Come, then, do you also having observed these things look to the faculties which you have, and when you have looked at them, say: Bring now, O Zeus, any difficulty that thou pleasest, for I have means given to me by thee and powers for honoring myself through the things which happen. You do not so; but you sit still, trembling for fear that some things will happen, and weeping, and lamenting, and groaning for what does happen; and then you blame the gods. For what is the consequence of such meanness of spirit but impiety? And yet God has not only given us these faculties, by which we shall be able to bear everything that happens without being depressed or broken by it; but, like a good king and a true father, He has given us these faculties free from hindrance, subject to no compulsion, unimpeded, and has put them entirely in our own power, without even having reserved to Himself any power of hindering or impeding. You, who have received these powers free and as your own, use them not; you do not even see what you have received, and from whom; some of you being blinded to the giver, and not even acknowledging your benefactor, and others, through meanness of spirit, betaking yourselves to fault-finding and making charges against God. Yet I will show to you that you have powers and means for greatness of soul and manliness; but what powers you have for finding fault making accusations, do you show me.

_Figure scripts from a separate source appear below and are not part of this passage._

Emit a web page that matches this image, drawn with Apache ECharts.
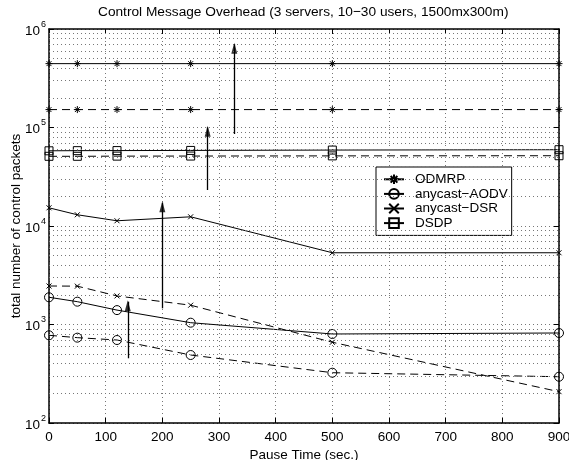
<!DOCTYPE html>
<html>
<head>
<meta charset="utf-8">
<title>Control Message Overhead</title>
<script src="https://cdn.jsdelivr.net/npm/echarts@6/dist/echarts.min.js"></script>
<style>
    html, body { margin: 0; padding: 0; background: #fff; }
    #charts { width: 569px; height: 460px; }
</style>
</head>
<body>
<div id="charts"></div>
<script>
// pause time (sec.)
var pauseTimes = [0, 50, 120, 250, 500, 900];

// solid = first scenario, dashed = second scenario
var odmrpSolid = [445000, 445000, 445000, 445000, 445000, 445000];
var odmrpDashed = [152000, 152000, 152000, 152000, 152000, 152000];
var dsdpSolid = [58000, 58200, 58300, 58500, 59000, 59500];
var dsdpDashed = [51000, 51000, 51200, 51300, 51500, 51700];
var dsrSolid = [15300, 13000, 11300, 12400, 5350, 5350];
var dsrDashed = [2460, 2450, 1950, 1570, 660, 208];
var aodvSolid = [1890, 1705, 1400, 1043, 801, 820];
var aodvDashed = [777, 735, 696, 490, 324, 295];

// arrows drawn on the plot
var arrowX = [139, 200, 280, 327];
var arrowFrom = [454, 1460, 23200, 85900];
var arrowTo = [1705, 17250, 100500, 700000];

var legendNames = ['ODMRP', 'anycast\u2212AODV', 'anycast\u2212DSR', 'DSDP'];
var xTicks = [0, 100, 200, 300, 400, 500, 600, 700, 800, 900];

var FONT = 'Liberation Sans';
var starSym = 'path://M5,0L5,10M0,5L10,5M1.5,1.5L8.5,8.5M1.5,8.5L8.5,1.5';
var crossSym = 'path://M0,0L10,10M0,10L10,0';

function pairs(xs, ys) {
    var out = [];
    for (var i = 0; i < xs.length; i++) {
        out.push([xs[i], ys[i]]);
    }
    return out;
}

// minor grid values 2..9 in each decade
var minorGrid = [];
for (var k = 2; k < 6; k++) {
    for (var m = 2; m < 10; m++) {
        minorGrid.push({yAxis: m * Math.pow(10, k)});
    }
}

var arrowLines = [];
for (var i = 0; i < arrowX.length; i++) {
    arrowLines.push([{coord: [arrowX[i], arrowFrom[i]]}, {coord: [arrowX[i], arrowTo[i]]}]);
}

function makeSeries(name, ys, symbol, size, dashed) {
    return {
        name: name,
        type: 'line',
        data: pairs(pauseTimes, ys),
        symbol: symbol,
        symbolSize: size,
        showAllSymbol: true,
        animation: false,
        z: 3,
        lineStyle: {color: '#000', width: 1, type: dashed ? [8, 5] : 'solid'},
        itemStyle: {color: 'none', borderColor: '#000', borderWidth: 1},
        emphasis: {disabled: true}
    };
}

function staticChart() {
    var myChart = echarts.init(document.getElementById('charts'));

    var series = [
        makeSeries(legendNames[0], odmrpSolid, starSym, 7, false),
        makeSeries(legendNames[1], aodvSolid, 'circle', 9, false),
        makeSeries(legendNames[2], dsrSolid, crossSym, 5, false),
        makeSeries(legendNames[3], dsdpSolid, 'rect', 8, false),
        makeSeries(legendNames[0], odmrpDashed, starSym, 7, true),
        makeSeries(legendNames[1], aodvDashed, 'circle', 9, true),
        makeSeries(legendNames[2], dsrDashed, crossSym, 5, true),
        makeSeries(legendNames[3], dsdpDashed, 'rect', 8, true)
    ];

    // dotted minor grid of the log axis
    series[0].markLine = {
        silent: true,
        animation: false,
        symbol: ['none', 'none'],
        label: {show: false},
        lineStyle: {color: '#777', width: 1, type: [1, 3]},
        emphasis: {disabled: true},
        data: minorGrid
    };
    // arrow shafts
    series[1].markLine = {
        silent: true,
        animation: false,
        symbol: ['none', 'none'],
        label: {show: false},
        lineStyle: {color: '#000', width: 1.3, type: 'solid'},
        emphasis: {disabled: true},
        data: arrowLines
    };
    // arrow heads
    series.push({
        name: 'arrowHead',
        type: 'scatter',
        data: pairs(arrowX, arrowTo),
        symbol: 'triangle',
        symbolSize: [6, 11],
        symbolOffset: [0, 4],
        silent: true,
        animation: false,
        z: 4,
        itemStyle: {color: '#000'}
    });

    var option = {
        animation: false,
        backgroundColor: '#fff',
        textStyle: {fontFamily: FONT, color: '#000'},
        title: {
            text: 'Control Message Overhead (3 servers, 10\u221230 users, 1500mx300m)',
            left: 98,
            top: 5,
            padding: 0,
            textStyle: {fontFamily: FONT, fontSize: 13.7, fontWeight: 'normal', color: '#000'}
        },
        legend: {
            data: legendNames,
            orient: 'vertical',
            left: 376,
            top: 167,
            width: 133,
            padding: [5, 4, 5, 7],
            itemGap: 0,
            itemWidth: 20,
            itemHeight: 12,
            backgroundColor: '#fff',
            borderColor: '#000',
            borderWidth: 1,
            selectedMode: false,
            formatter: function (name) { return '{t|' + name + '}'; },
            textStyle: {
                fontFamily: FONT, fontSize: 13.5, color: '#000', lineHeight: 13,
                rich: {t: {fontFamily: FONT, fontSize: 13.5, color: '#000', lineHeight: 13, padding: [0, 0, 0, 6]}}
            }
        },
        grid: {left: 49, right: 10, top: 29, bottom: 37, containLabel: false, outerBoundsMode: 'none'},
        xAxis: [{
            type: 'value',
            min: 0,
            max: 900,
            interval: 100,
            name: 'Pause Time (sec.)',
            nameLocation: 'middle',
            nameGap: 25,
            nameMoveOverlap: false,
            nameTextStyle: {fontFamily: FONT, fontSize: 13.5, color: '#000'},
            axisLine: {show: true, onZero: false, lineStyle: {color: '#000', width: 1.5}},
            axisTick: {show: true, inside: true, length: 5, lineStyle: {color: '#000'}},
            axisLabel: {fontFamily: FONT, fontSize: 13.5, color: '#000', margin: 7,
                formatter: function (v) { return xTicks.indexOf(v) >= 0 ? String(v) : ''; }},
            splitLine: {show: true, lineStyle: {color: '#777', width: 1, type: [1, 3]}}
        }, {
            type: 'value',
            position: 'top',
            min: 0,
            max: 900,
            interval: 100,
            axisLine: {show: true, onZero: false, lineStyle: {color: '#000', width: 1.5}},
            axisTick: {show: true, inside: true, length: 5, lineStyle: {color: '#000'}},
            axisLabel: {show: false},
            splitLine: {show: false}
        }],
        yAxis: [{
            type: 'log',
            logBase: 10,
            min: 100,
            max: 1000000,
            name: 'total number of control packets',
            nameLocation: 'middle',
            nameGap: 26,
            nameMoveOverlap: false,
            nameTextStyle: {fontFamily: FONT, fontSize: 13.5, color: '#000'},
            axisLine: {show: true, onZero: false, lineStyle: {color: '#000', width: 1.5}},
            axisTick: {show: true, inside: true, length: 5, lineStyle: {color: '#000'}},
            axisLabel: {
                margin: 3,
                formatter: function (v) {
                    return '{b|10}{e|' + Math.round(Math.log10(v)) + '}';
                },
                rich: {
                    b: {fontFamily: FONT, fontSize: 13.5, color: '#000', lineHeight: 18, verticalAlign: 'bottom'},
                    e: {fontFamily: FONT, fontSize: 9, color: '#000', lineHeight: 18, verticalAlign: 'top', padding: [0, 0, 0, 1]}
                }
            },
            splitLine: {show: true, lineStyle: {color: '#777', width: 1, type: [1, 3]}}
        }, {
            type: 'log',
            logBase: 10,
            min: 100,
            max: 1000000,
            position: 'right',
            axisLine: {show: true, onZero: false, lineStyle: {color: '#000', width: 1.5}},
            axisTick: {show: true, inside: true, length: 5, lineStyle: {color: '#000'}},
            axisLabel: {show: false},
            splitLine: {show: false}
        }],
        series: series
    };

    myChart.setOption(option);
    window.addEventListener('resize', function () { myChart.resize(); });
}

staticChart();
</script>
</body>
</html>
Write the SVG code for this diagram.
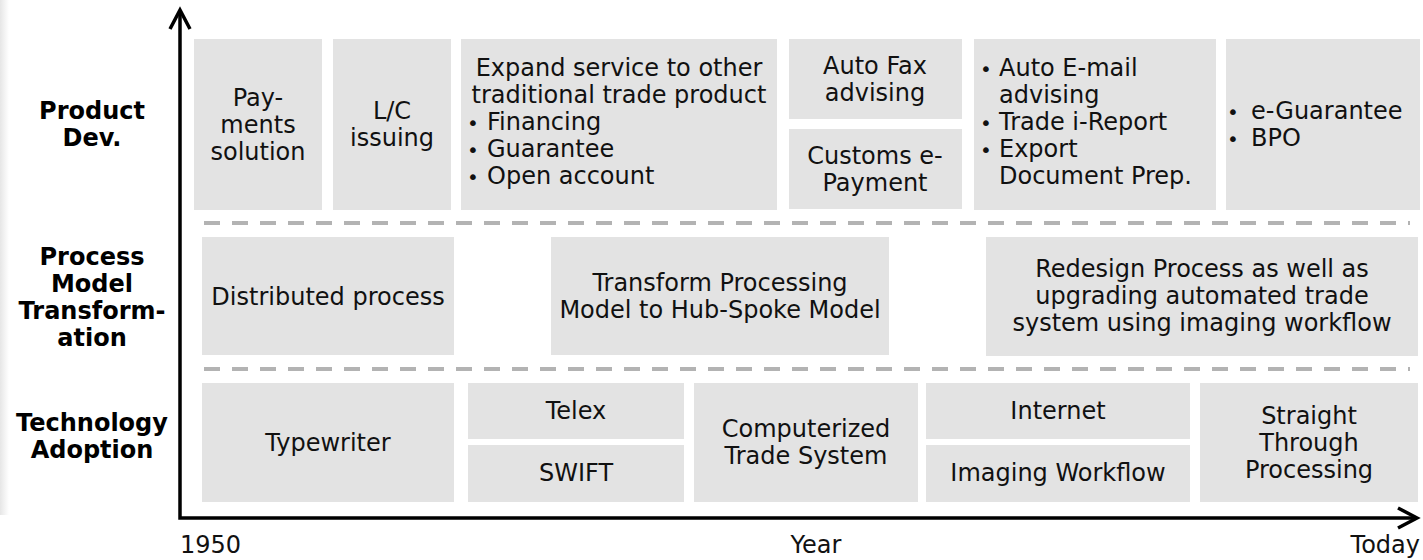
<svg xmlns="http://www.w3.org/2000/svg" width="1423" height="560" viewBox="0 0 1423 560">
<defs>
<linearGradient id="shadow" x1="0" y1="0" x2="1" y2="0">
<stop offset="0" stop-color="#e6e6e6"/>
<stop offset="1" stop-color="#ffffff"/>
</linearGradient>
<style>
.box{fill:#e3e3e3;}
.t{font-family:"DejaVu Sans",Verdana,sans-serif;font-size:24px;fill:#111;text-anchor:middle;}
.tl{font-family:"DejaVu Sans",Verdana,sans-serif;font-size:24px;fill:#111;text-anchor:start;}
.b{font-size:20px;}
.h{font-family:"DejaVu Sans",Verdana,sans-serif;font-size:24px;font-weight:bold;fill:#000;text-anchor:middle;}
.dash{stroke:#b3b3b3;stroke-width:4;stroke-dasharray:16 12;fill:none;}
.axis{stroke:#000;stroke-width:3.5;fill:none;}
</style>
</defs>
<rect x="0" y="0" width="9" height="515" fill="url(#shadow)"/>

<g id="row-labels">
<text class="h" x="92" y="119">Product</text>
<text class="h" x="92" y="146">Dev.</text>
<text class="h" x="92" y="265">Process</text>
<text class="h" x="92" y="292">Model</text>
<text class="h" x="92" y="319">Transform-</text>
<text class="h" x="92" y="346">ation</text>
<text class="h" x="92" y="431">Technology</text>
<text class="h" x="92" y="458">Adoption</text>
</g>

<g id="separators">
<line class="dash" x1="204" y1="223" x2="1410" y2="223"/>
<line class="dash" x1="204" y1="369" x2="1410" y2="369"/>
</g>

<g id="payments">
<rect class="box" x="194" y="39" width="128" height="171"/>
<text class="t" x="258" y="106">Pay-</text>
<text class="t" x="258" y="133">ments</text>
<text class="t" x="258" y="160">solution</text>
</g>
<g id="lc">
<rect class="box" x="333" y="39" width="118" height="171"/>
<text class="t" x="392" y="119">L/C</text>
<text class="t" x="392" y="146">issuing</text>
</g>
<g id="expand">
<rect class="box" x="461" y="39" width="316" height="171"/>
<text class="t" x="619" y="76">Expand service to other</text>
<text class="t" x="619" y="103">traditional trade product</text>
<text class="tl" y="130"><tspan class="b" x="467">• </tspan><tspan x="487">Financing</tspan></text>
<text class="tl" y="157"><tspan class="b" x="467">• </tspan><tspan x="487">Guarantee</tspan></text>
<text class="tl" y="184"><tspan class="b" x="467">• </tspan><tspan x="487">Open account</tspan></text>
</g>
<g id="autofax">
<rect class="box" x="789" y="39" width="173" height="80"/>
<text class="t" x="875" y="74">Auto Fax</text>
<text class="t" x="875" y="101">advising</text>
</g>
<g id="customs">
<rect class="box" x="789" y="129" width="173" height="80"/>
<text class="t" x="875" y="164">Customs e-</text>
<text class="t" x="875" y="191">Payment</text>
</g>
<g id="autoemail">
<rect class="box" x="974" y="39" width="242" height="171"/>
<text class="tl" y="76"><tspan class="b" x="980">• </tspan><tspan x="999">Auto E-mail</tspan></text>
<text class="tl" x="999" y="103">advising</text>
<text class="tl" y="130"><tspan class="b" x="980">• </tspan><tspan x="999">Trade i-Report</tspan></text>
<text class="tl" y="157"><tspan class="b" x="980">• </tspan><tspan x="999">Export</tspan></text>
<text class="tl" x="999" y="184">Document Prep.</text>
</g>
<g id="eguarantee">
<rect class="box" x="1226" y="39" width="194" height="171"/>
<text class="tl" y="119"><tspan class="b" x="1227">• </tspan><tspan x="1251">e-Guarantee</tspan></text>
<text class="tl" y="146"><tspan class="b" x="1227">• </tspan><tspan x="1251">BPO</tspan></text>
</g>

<g id="distributed">
<rect class="box" x="202" y="237" width="252" height="118"/>
<text class="t" x="328" y="305">Distributed process</text>
</g>
<g id="hubspoke">
<rect class="box" x="551" y="237" width="338" height="118"/>
<text class="t" x="720" y="291">Transform Processing</text>
<text class="t" x="720" y="318">Model to Hub-Spoke Model</text>
</g>
<g id="redesign">
<rect class="box" x="986" y="237" width="432" height="119"/>
<text class="t" x="1202" y="277">Redesign Process as well as</text>
<text class="t" x="1202" y="304">upgrading automated trade</text>
<text class="t" x="1202" y="331">system using imaging workflow</text>
</g>

<g id="typewriter">
<rect class="box" x="202" y="383" width="252" height="119"/>
<text class="t" x="328" y="451">Typewriter</text>
</g>
<g id="telex">
<rect class="box" x="468" y="383" width="216" height="56"/>
<text class="t" x="576" y="419">Telex</text>
</g>
<g id="swift">
<rect class="box" x="468" y="445" width="216" height="57"/>
<text class="t" x="576" y="481">SWIFT</text>
</g>
<g id="computerized">
<rect class="box" x="694" y="383" width="224" height="119"/>
<text class="t" x="806" y="437">Computerized</text>
<text class="t" x="806" y="464">Trade System</text>
</g>
<g id="internet">
<rect class="box" x="926" y="383" width="264" height="56"/>
<text class="t" x="1058" y="419">Internet</text>
</g>
<g id="imaging">
<rect class="box" x="926" y="445" width="264" height="57"/>
<text class="t" x="1058" y="481">Imaging Workflow</text>
</g>
<g id="stp">
<rect class="box" x="1200" y="383" width="218" height="119"/>
<text class="t" x="1309" y="424">Straight</text>
<text class="t" x="1309" y="451">Through</text>
<text class="t" x="1309" y="478">Processing</text>
</g>

<g id="connectors">
<polyline class="axis" points="180,10 180,518 1416,518"/>
<polyline class="axis" points="170,29 180,10 190,29"/>
<polyline class="axis" points="1398,508 1417,518 1398,528"/>
</g>

<g id="axis-labels">
<text class="tl" x="180" y="553">1950</text>
<text class="t" x="816" y="553">Year</text>
<text class="t" x="1420" y="553" style="text-anchor:end">Today</text>
</g>
</svg>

HOW FROM THE FACT THAT WE ARE AKIN TO GOD A MAN MAY PROCEED TO THE CONSEQUENCES.—I indeed think that the old man ought to be sitting here, not to contrive how you may have no mean thoughts nor mean and ignoble talk about yourselves, but to take care that there be not among us any young men of such a mind, that when they have recognized their kinship to God, and that we are fettered by these bonds, the body, I mean, and its possessions, and whatever else on account of them is necessary to us for the economy and commerce of life, they should intend to throw off these things as if they were burdens painful and intolerable, and to depart to their kinsmen. But this is the labor that your teacher and instructor ought to be employed upon, if he really were what he should be. You should come to him and say: Epictetus, we can no longer endure being bound to this poor body, and feeding it, and giving it drink and rest, and cleaning it, and for the sake of the body complying with the wishes of these and of those. Are not these things indifferent and nothing to us; and is not death no evil? And are we not in a manner kinsmen of God, and did we not come from him? Allow us to depart to the place from which we came; allow us to be released at last from these bonds by which we are bound and weighed down. Here there are robbers and thieves and courts of justice, and those who are named tyrants, and think that they have some power over us by means of the body and its possessions. Permit us to show them that they have no power over any man. And I on my part would say: Friends, wait for God: when he shall give the signal and release you from this service, then go to him; but for the present endure to dwell in this place where he has put you. Short indeed is this time of your dwelling here, and easy to bear for those who are so disposed; for what tyrant, or what thief, or what courts of justice are formidable to those who have thus considered as things of no value the body and the possessions of the body? Wait then, do not depart without a reason.